Kadın hakları savunucularına yargısal taciz
İHD, kadına yönelik şiddetle mücadele eden kadın hak savunucularının yargısal tacize (gözaltı, tutuklama vb.) maruz bırakılmalarının kadın mücadelesini engellemeye yönelik olduğunu belirtti.
Pandemi süreci
Pandemi süreciyle birlikte aile içi kadına yönelik şiddetin tırmandığı bir dönem yaşandığını hatırlatan İHD şöyle dedi:
"Evde kalma sürelerinin artması ve bu süreçte İnfaz Yasasında yapılan değişiklikler sonucu şiddet uygulayan erkeklerin serbest kalması ile birlikte kadınların şiddete maruz kalma oranları da artmıştır. Yine COVID-19 salgını gerekçesiyle kadın sığınma evlerinin işlevsizleştirilmesi ve şiddet mağduru kadınların başvuracağı, sığınacağı bir alanın bırakılmaması da ev içi şiddet vakalarının artışına sebep olmuştur."

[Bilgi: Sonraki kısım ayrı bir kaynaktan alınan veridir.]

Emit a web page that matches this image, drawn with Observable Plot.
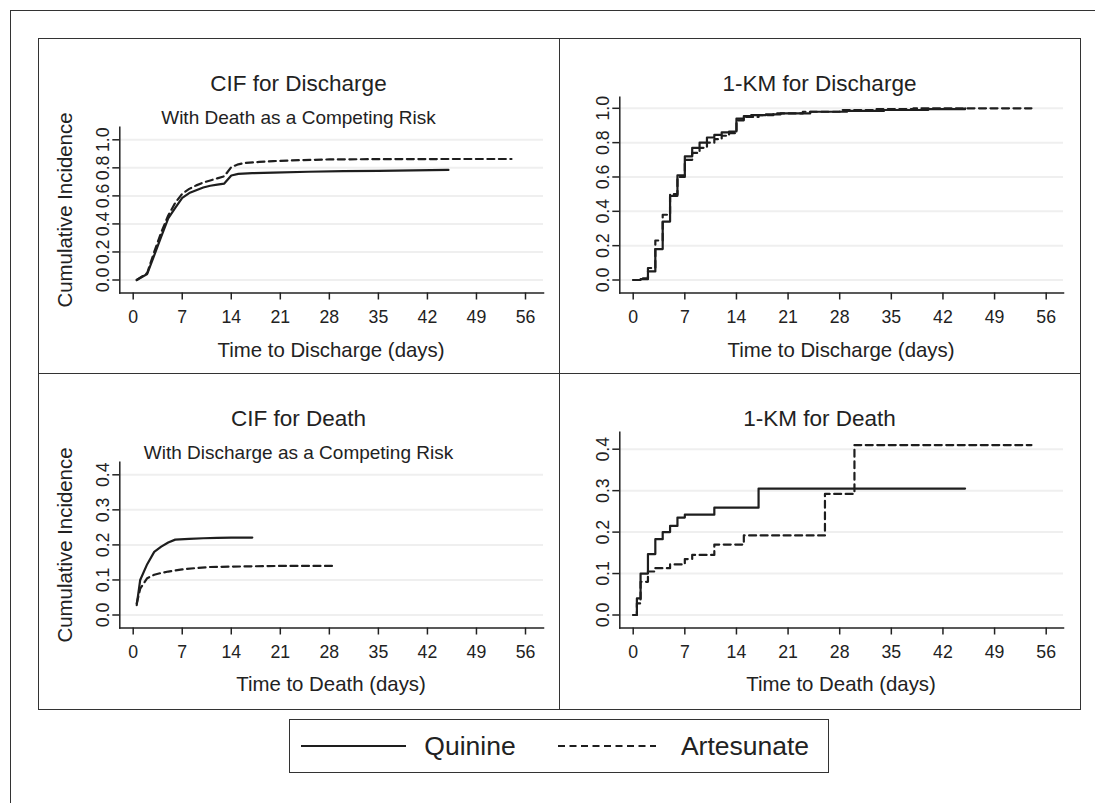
<!DOCTYPE html>
<html><head><meta charset="utf-8">
<script src="https://cdn.jsdelivr.net/npm/d3@7"></script>
<script src="https://cdn.jsdelivr.net/npm/@observablehq/plot@0.6"></script>
<style>
body{margin:0;background:#fff;}
#root{position:relative;width:1095px;height:803px;overflow:hidden;background:#fff;font-family:"Liberation Sans",Arial,sans-serif;color:#222;}
.abs{position:absolute;}
.txt{position:absolute;white-space:nowrap;line-height:1;transform:translate(-50%,-50%);}
</style></head><body><div id="root"></div>
<script>
// ---------------- data ----------------
const xTicks = [0, 7, 14, 21, 28, 35, 42, 49, 56];
const yTicksDischarge = [0, 0.2, 0.4, 0.6, 0.8, 1.0];
const yTicksDeath = [0, 0.1, 0.2, 0.3, 0.4];
const seriesNames = ["Quinine", "Artesunate"];

// CIF for discharge
const cifDisQuinineT = [0.5, 2, 3, 4, 5, 6, 7, 8, 9, 10, 11, 12, 13, 14, 15, 17, 20, 25, 30, 35, 40, 45];
const cifDisQuinineY = [0, 0.043, 0.176, 0.31, 0.44, 0.514, 0.586, 0.62, 0.64, 0.66, 0.672, 0.68, 0.688, 0.745, 0.757, 0.762, 0.766, 0.772, 0.776, 0.779, 0.782, 0.785];
const cifDisArtesunateT = [0.5, 2, 3, 4, 5, 6, 7, 8, 9, 10, 11, 12, 13, 14, 15, 16, 18, 20, 24, 28, 35, 45, 54];
const cifDisArtesunateY = [0, 0.05, 0.2, 0.34, 0.46, 0.55, 0.615, 0.65, 0.675, 0.695, 0.71, 0.725, 0.74, 0.805, 0.825, 0.835, 0.842, 0.848, 0.855, 0.86, 0.862, 0.863, 0.863];

// 1-KM for discharge
const kmDisQuinineT = [0, 1, 2, 3, 4, 5, 6, 7, 8, 9, 10, 11, 12, 13, 14, 15, 16, 18, 20, 24, 29, 34, 40, 45];
const kmDisQuinineY = [0, 0.005, 0.05, 0.18, 0.34, 0.49, 0.61, 0.72, 0.77, 0.80, 0.83, 0.845, 0.86, 0.865, 0.94, 0.955, 0.96, 0.965, 0.97, 0.98, 0.985, 0.99, 0.995, 1.0];
const kmDisArtesunateT = [0, 1, 2, 3, 4, 5, 6, 7, 8, 9, 10, 11, 12, 13, 14, 15, 17, 19, 23, 28, 33, 38, 54];
const kmDisArtesunateY = [0, 0.01, 0.07, 0.23, 0.38, 0.50, 0.60, 0.70, 0.74, 0.77, 0.80, 0.82, 0.84, 0.855, 0.93, 0.95, 0.96, 0.97, 0.98, 0.99, 0.995, 1.0, 1.0];

// CIF for death
const cifDeathQuinineT = [0.5, 1, 2, 3, 4, 5, 6, 8, 10, 12, 14, 17];
const cifDeathQuinineY = [0.028, 0.1, 0.145, 0.18, 0.195, 0.207, 0.215, 0.217, 0.219, 0.22, 0.221, 0.221];
const cifDeathArtesunateT = [0.5, 1, 1.5, 2, 3, 4, 5, 7, 9, 11, 14, 17, 21, 25, 29];
const cifDeathArtesunateY = [0.033, 0.075, 0.09, 0.105, 0.115, 0.12, 0.124, 0.13, 0.134, 0.137, 0.138, 0.139, 0.14, 0.14, 0.14];

// 1-KM for death
const kmDeathQuinineT = [0, 0.5, 1, 2, 3, 4, 5, 6, 7, 11, 17, 45];
const kmDeathQuinineY = [0, 0.04, 0.1, 0.147, 0.183, 0.2, 0.215, 0.235, 0.242, 0.259, 0.305, 0.305];
const kmDeathArtesunateT = [0, 0.5, 1, 2, 3, 5, 7, 8, 11, 15, 26, 30, 54];
const kmDeathArtesunateY = [0, 0.028, 0.08, 0.105, 0.113, 0.122, 0.135, 0.145, 0.17, 0.192, 0.292, 0.41, 0.41];

// ---------------- helpers ----------------
const root = document.getElementById("root");
function rows(T, Y) { return T.map((t, i) => ({t, v: Y[i]})); }
function box(x, y, w, h, css) {
  const d = document.createElement("div");
  d.className = "abs";
  Object.assign(d.style, {left: x + "px", top: y + "px", width: w + "px", height: h + "px", boxSizing: "border-box"}, css);
  root.appendChild(d);
  return d;
}
function text(str, cx, cy, size, rot) {
  const d = document.createElement("div");
  d.className = "txt";
  d.textContent = str;
  d.style.left = cx + "px";
  d.style.top = cy + "px";
  d.style.fontSize = size + "px";
  if (rot) d.style.transform = "translate(-50%,-50%) rotate(" + rot + "deg)";
  root.appendChild(d);
  return d;
}

const PW = 521, PH = 335;
const INK = "#1e1e1e";
function panel(o) {
  const svg = Plot.plot({
    width: PW, height: PH,
    marginLeft: o.axisX, marginRight: PW - o.axisEnd, marginTop: o.frameTop, marginBottom: PH - 254.5,
    x: {domain: [0, 56], range: [o.x0, o.x56]},
    y: {domain: [0, o.yMax], range: [241.5, o.yTop]},
    style: {fontFamily: '"Liberation Sans", Arial, sans-serif', fontSize: "17.7px", color: "#222", background: "transparent", overflow: "visible"},
    marks: [
      Plot.gridY(o.yTicks, {stroke: "#efefef", strokeOpacity: 1, strokeWidth: 2}),
      Plot.axisX(xTicks, {tickSize: 7, tickPadding: 10, label: null, strokeWidth: 1.5}),
      Plot.axisY(o.yTicks, {tickSize: 7, tickPadding: 4, tickRotate: -90, tickFormat: d3.format(".1f"), label: null, strokeWidth: 1.5}),
      Plot.frame({anchor: "left", stroke: "#222", strokeWidth: 1.5}),
      Plot.frame({anchor: "bottom", stroke: "#222", strokeWidth: 1.5}),
      Plot.line(o.a, {x: "t", y: "v", curve: o.curve, stroke: INK, strokeWidth: 2.2, strokeDasharray: "7,4.5"}),
      Plot.line(o.q, {x: "t", y: "v", curve: o.curve, stroke: INK, strokeWidth: 2.2})
    ]
  });
  svg.style.position = "absolute";
  svg.style.left = o.left + "px";
  svg.style.top = o.top + "px";
  root.appendChild(svg);
}

// ---------------- frames ----------------
box(10, 10, 1200, 900, {border: "1.5px solid #333"});
box(38, 38, 1043, 672, {border: "1.5px solid #333"});
box(558.5, 38, 1.5, 672, {background: "#333"});
box(38, 372.5, 1043, 1.5, {background: "#333"});

// ---------------- panels ----------------
panel({left: 38, top: 38, axisX: 81.3, axisEnd: 505, frameTop: 88.7, x0: 94.7, x56: 487,
  yMax: 1, yTop: 101.3, yTicks: yTicksDischarge, curve: "linear",
  q: rows(cifDisQuinineT, cifDisQuinineY), a: rows(cifDisArtesunateT, cifDisArtesunateY)});
panel({left: 559, top: 38, axisX: 60.3, axisEnd: 504, frameTop: 58.7, x0: 73.7, x56: 486.7,
  yMax: 1, yTop: 69.8, yTicks: yTicksDischarge, curve: "step-after",
  q: rows(kmDisQuinineT, kmDisQuinineY), a: rows(kmDisArtesunateT, kmDisArtesunateY)});
panel({left: 38, top: 373, axisX: 81.3, axisEnd: 505, frameTop: 88.7, x0: 94.7, x56: 487,
  yMax: 0.4, yTop: 101.3, yTicks: yTicksDeath, curve: "linear",
  q: rows(cifDeathQuinineT, cifDeathQuinineY), a: rows(cifDeathArtesunateT, cifDeathArtesunateY)});
panel({left: 559, top: 373, axisX: 60.3, axisEnd: 504, frameTop: 58.7, x0: 73.7, x56: 486.7,
  yMax: 0.4, yTop: 75.7, yTicks: yTicksDeath, curve: "step-after",
  q: rows(kmDeathQuinineT, kmDeathQuinineY), a: rows(kmDeathArtesunateT, kmDeathArtesunateY)});

// ---------------- titles ----------------
text("CIF for Discharge", 298.5, 84, 22.5);
text("With Death as a Competing Risk", 298.5, 117, 19);
text("1-KM for Discharge", 819.5, 84, 22.5);
text("CIF for Death", 298.5, 419, 22.5);
text("With Discharge as a Competing Risk", 298.5, 452, 19);
text("1-KM for Death", 819.5, 419, 22.5);
text("Cumulative Incidence", 65, 209.6, 20.4, -90);
text("Cumulative Incidence", 65, 545, 20.4, -90);
text("Time to Discharge (days)", 331, 350, 20.4);
text("Time to Discharge (days)", 841, 350, 20.4);
text("Time to Death (days)", 331, 684, 20.4);
text("Time to Death (days)", 841, 684, 20.4);

// ---------------- legend ----------------
box(289, 719, 540, 54, {border: "1.5px solid #333"});
const lg = d3.select(root).append("svg").attr("width", 540).attr("height", 54)
  .style("position", "absolute").style("left", "289px").style("top", "719px");
lg.append("line").attr("x1", 12).attr("x2", 117).attr("y1", 27).attr("y2", 27).attr("stroke", INK).attr("stroke-width", 2.2);
lg.append("line").attr("x1", 269).attr("x2", 367).attr("y1", 27).attr("y2", 27).attr("stroke", INK).attr("stroke-width", 2.2).attr("stroke-dasharray", "7,4.5");
text(seriesNames[0], 289 + 181, 746, 26.5);
text(seriesNames[1], 289 + 456, 746, 26.5);
</script></body></html>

Cezasızlık politikalarından vazgeçilmeli
Devletin kadına karşı şiddeti önlemek için her türlü tedbiri almak zorunda olduğunu hatırlatan İHD, "Toplumsal cinsiyet eşitliğinin toplumun tüm kesimlerine yaygınlaştırmak için politikalar üretmelidir. Cinsiyete dayalı ayrımcılığı ortadan kaldırmalıdır. Kadına karşı şiddet uygulayan failler hakkında etkili cezalandırma yoluna gidilmeli ve cezasızlık politikalarından vazgeçilmelidir" dedi.